The skinny girl on the right is M. M and I lived a few houses away from each other and have been friends since we were puny kids. 32 years. It staggers me when I think of it. M's parents are like a second set of parents to me. Her baby sister is like my baby sister. If anyone can blackmail me off the planet, it's M. But, heck, I could blackmail her too. That's why she put nothing in writing on the back of her photo.
My wallet confession would no be complete without this:
First, I am not the person who did this. I know my memory is lousy, but I know that much for sure. My memory must've blocked out the guilty party, because I can't remember how or why it left my wallet in the first place and came back full of holes. I do remember it being returned to me in this condition. B rode the bus with me until I met SD. B was (and I assume still is) a sweet-hearted girl who had fewer social skills than I did. She got herself into more messes than I care to think about. She also fixed me up with the worst blind date of my life, which is fodder for yet another post.
In summary, she really tried to be a good friend, and she really drove me out of my mind with her ways. Sometimes I was a good friend in return, others not so much. that's probably the best way to put it. But I know for sure that I did not put the holes in that photo. Does anyone out there know who did?
Ah, yes. R the Motorhead. I dated R for two years. He was a year ahead of me and lived a good hour's drive away. He drove a '66 Chrysler 300, an awesomely huge car that first opened my eyes to what a classic car was. His stepfather had a whole fleet of antique and classic Chryslers and Packards, and in fact drove us to the above prom in a classic limo.
This is the pic from his senior prom. My mom made my gown.
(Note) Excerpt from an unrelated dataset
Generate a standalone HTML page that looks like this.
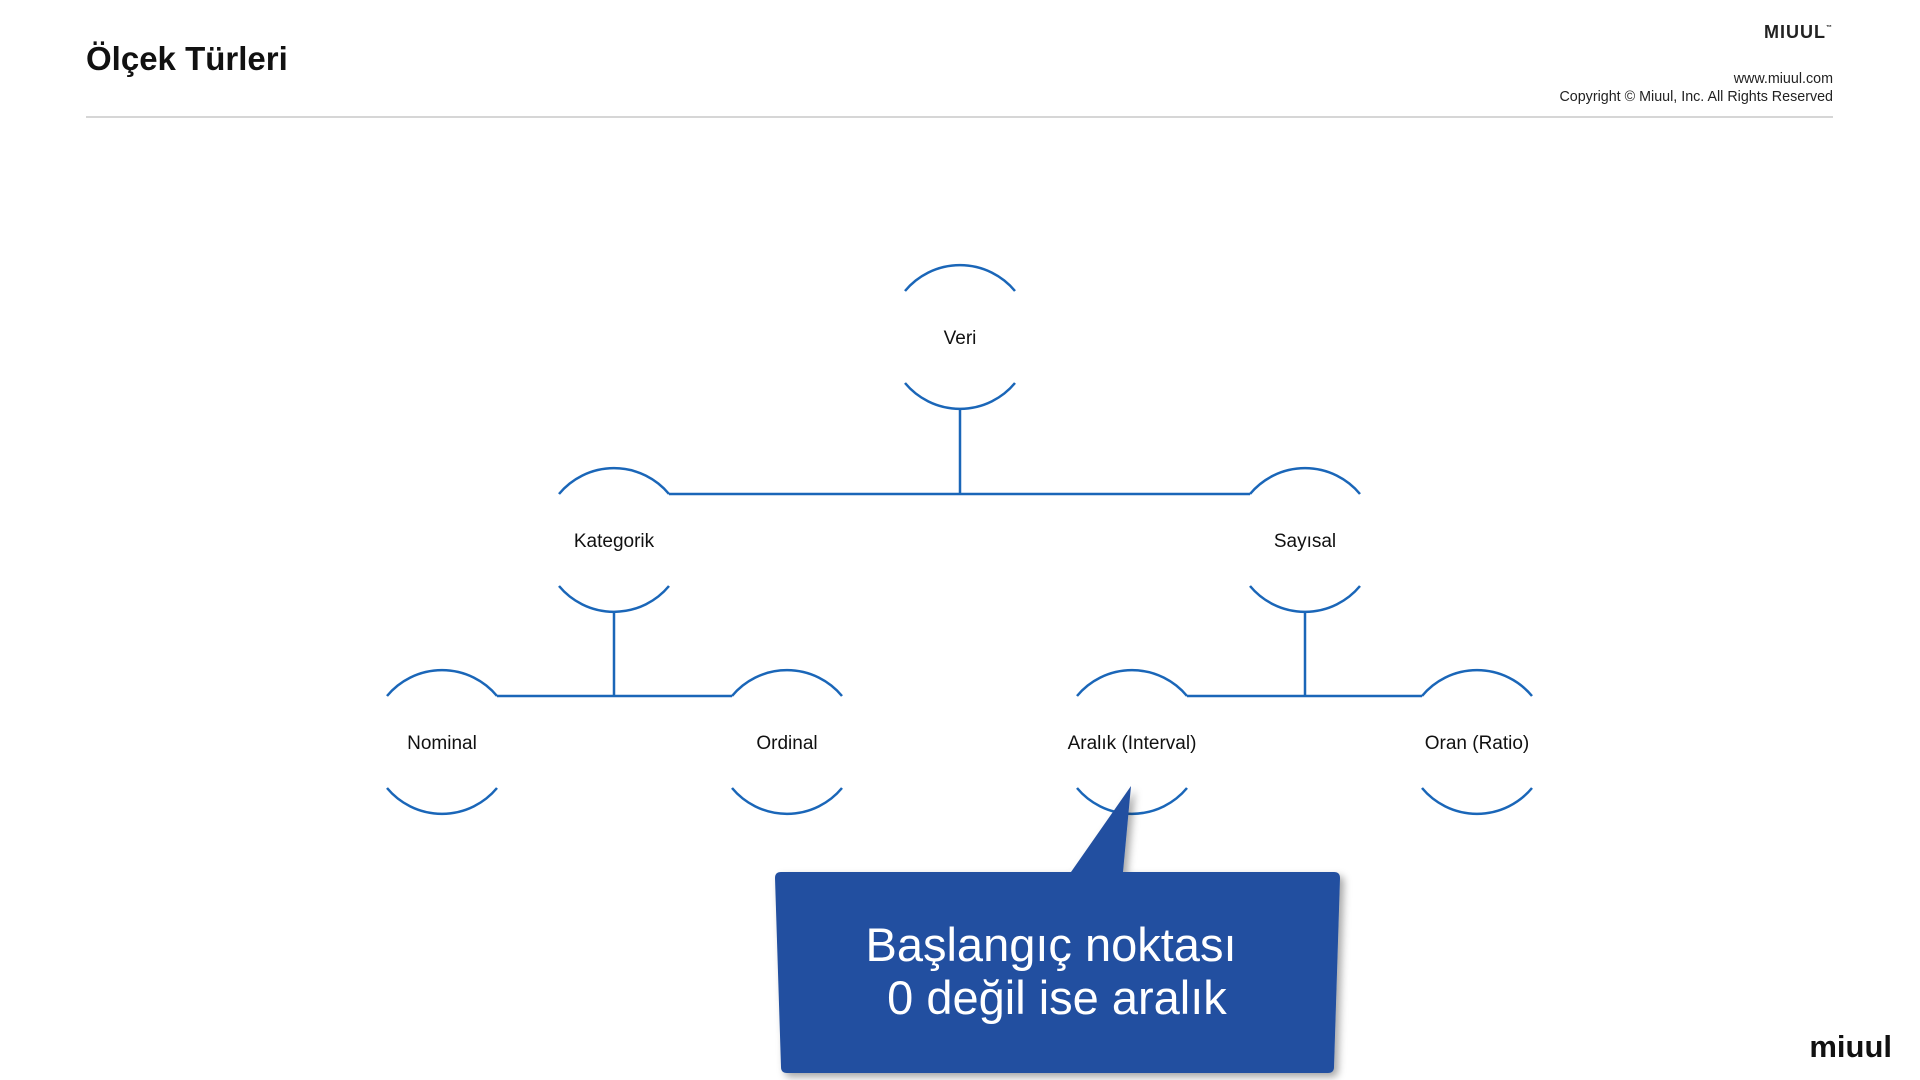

See what I told you about my endowments? I remember sitting at the table looking at pasta with tomato sauce and wondering what brain trust came up with that menu for a roomful of high-school kids in fancy dress. I took that top ruffle and jammed it down into the front of the dress to keep from dripping on it. Then, like a heathen, I tucked my napkin into my cleavage to save my gown.
Two months before my senior prom, R dumped me. Why? First, he said it was because I wouldn't "put out." That mountain climbing comment up there may make you think otherwise, but I really was a nervous nellie when it came to boys, and I didn't let my hair down until long after graduation. Just ask FF's ribcage.
R's other reason for dumping me was because my friends were "too weird." This coming from a guy who's idea of a date was loitering in the mall parking lot with his friends. Really. All the guys would park their cars in a circle. The guys stood around talking and smoking while the girls sat on the cars like hood ornaments. It was clearly the weirdest thing I'd ever done. Way weirder than any of my antics during The Rocky Horror Picture Show.
In his next breath, R then had the nerve to ask me for another girl's phone number. I gleefully refused. When I told her about it, she later confessed to me that R made a pass at her during someone's party, but she was afraid to tell me because she thought I'd be angry with her.
This last bit is hard to see, but I found some other interesting treasures that my fellow grads might remember. A hall pass, my "club" cards for J-Hall, a never-redeemed "kiss coupon," and, most regrettably, my membership card to the Kiwanis Key Club. (More blog fodder.)
Oh, no, Key Club. I can't talk about it. I can't. Not yet. Let's just say that during my year as president, they needed to change their slogan to: "Confont Direction, Discover Confusion."